- Given exercise -
Transcribe the lines below verbatim, skipping the images.

#####

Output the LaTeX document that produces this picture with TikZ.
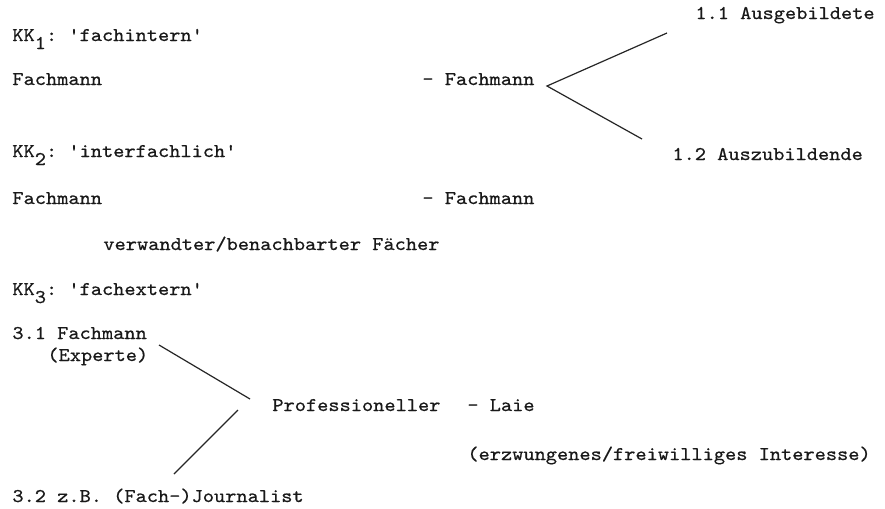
\documentclass[tikz,border=0pt]{standalone}
\usepackage{fontspec}
\setmonofont{lmmono10-regular}[Extension=.otf, FakeStretch=1.1, FakeBold=0.6]
\newcommand{\lowsub}[1]{\raisebox{-4pt}{#1}}
\begin{document}
\begin{tikzpicture}[x=0.5pt,y=-0.5pt,
  txt/.style={anchor=base west, inner sep=0pt, text=black!90,
    font=\ttfamily\fontsize{9.7pt}{11pt}\selectfont},
  ln/.style={line width=0.6pt, black!85}]
\useasboundingbox[fill=white] (0,0) rectangle (885,509);
% KK1
\node[txt] (t11) at (695,19) {1.1 Ausgebildete};
\node[txt] (kk1) at (12,41) {KK\lowsub{1}: 'fachintern'};
\node[txt] (fa1) at (12,85) {Fachmann};
\node[txt] (fb1) at (422,85) {- Fachmann};
\node[txt] (t12) at (672,160) {1.2 Auszubildende};
\coordinate (apex) at (547,86);
\coordinate (up) at (667,33);
\coordinate (lo) at (642,139);
\draw[ln] (up) -- (apex) -- (lo);
% KK2
\node[txt] (kk2) at (12,157) {KK\lowsub{2}: 'interfachlich'};
\node[txt] (fa2) at (12,204) {Fachmann};
\node[txt] (fb2) at (422,204) {- Fachmann};
\node[txt] (verw) at (103,250) {verwandter/benachbarter Fächer};
% KK3
\node[txt] (kk3) at (12,295) {KK\lowsub{3}: 'fachextern'};
\node[txt] (t31) at (12,339) {3.1 Fachmann};
\node[txt] (exp) at (47,361) {(Experte)};
\node[txt] (prof) at (272,411) {Professioneller};
\node[txt] (laie) at (467,411) {- Laie};
\node[txt] (erz) at (467,460) {(erzwungenes/freiwilliges Interesse)};
\node[txt] (t32) at (12,502) {3.2 z.B. (Fach-)Journalist};
\coordinate (a1) at (159,345);
\coordinate (a2) at (250,399);
\coordinate (b1) at (238,410);
\coordinate (b2) at (174,474);
\draw[ln] (a1) -- (a2);
\draw[ln] (b1) -- (b2);
\end{tikzpicture}
\end{document}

#####

- Correct output -
Output the LaTeX document that produces this picture with TikZ.
\documentclass[tikz,border=0pt]{standalone}
\usepackage{fontspec}
\setmonofont{lmmono10-regular}[Extension=.otf, FakeStretch=1.1, FakeBold=0.6]
\newcommand{\lowsub}[1]{\raisebox{-4pt}{#1}}
\begin{document}
\begin{tikzpicture}[x=0.5pt,y=-0.5pt,
  txt/.style={anchor=base west, inner sep=0pt, text=black!90,
    font=\ttfamily\fontsize{9.7pt}{11pt}\selectfont},
  ln/.style={line width=0.6pt, black!85}]
\useasboundingbox[fill=white] (0,0) rectangle (885,509);
% KK1
\node[txt] (t11) at (695,19) {1.1 Ausgebildete};
\node[txt] (kk1) at (12,41) {KK\lowsub{1}: 'fachintern'};
\node[txt] (fa1) at (12,85) {Fachmann};
\node[txt] (fb1) at (422,85) {- Fachmann};
\node[txt] (t12) at (672,160) {1.2 Auszubildende};
\coordinate (apex) at (547,86);
\coordinate (up) at (667,33);
\coordinate (lo) at (642,139);
\draw[ln] (up) -- (apex) -- (lo);
% KK2
\node[txt] (kk2) at (12,157) {KK\lowsub{2}: 'interfachlich'};
\node[txt] (fa2) at (12,204) {Fachmann};
\node[txt] (fb2) at (422,204) {- Fachmann};
\node[txt] (verw) at (103,250) {verwandter/benachbarter Fächer};
% KK3
\node[txt] (kk3) at (12,295) {KK\lowsub{3}: 'fachextern'};
\node[txt] (t31) at (12,339) {3.1 Fachmann};
\node[txt] (exp) at (47,361) {(Experte)};
\node[txt] (prof) at (272,411) {Professioneller};
\node[txt] (laie) at (467,411) {- Laie};
\node[txt] (erz) at (467,460) {(erzwungenes/freiwilliges Interesse)};
\node[txt] (t32) at (12,502) {3.2 z.B. (Fach-)Journalist};
\coordinate (a1) at (159,345);
\coordinate (a2) at (250,399);
\coordinate (b1) at (238,410);
\coordinate (b2) at (174,474);
\draw[ln] (a1) -- (a2);
\draw[ln] (b1) -- (b2);
\end{tikzpicture}
\end{document}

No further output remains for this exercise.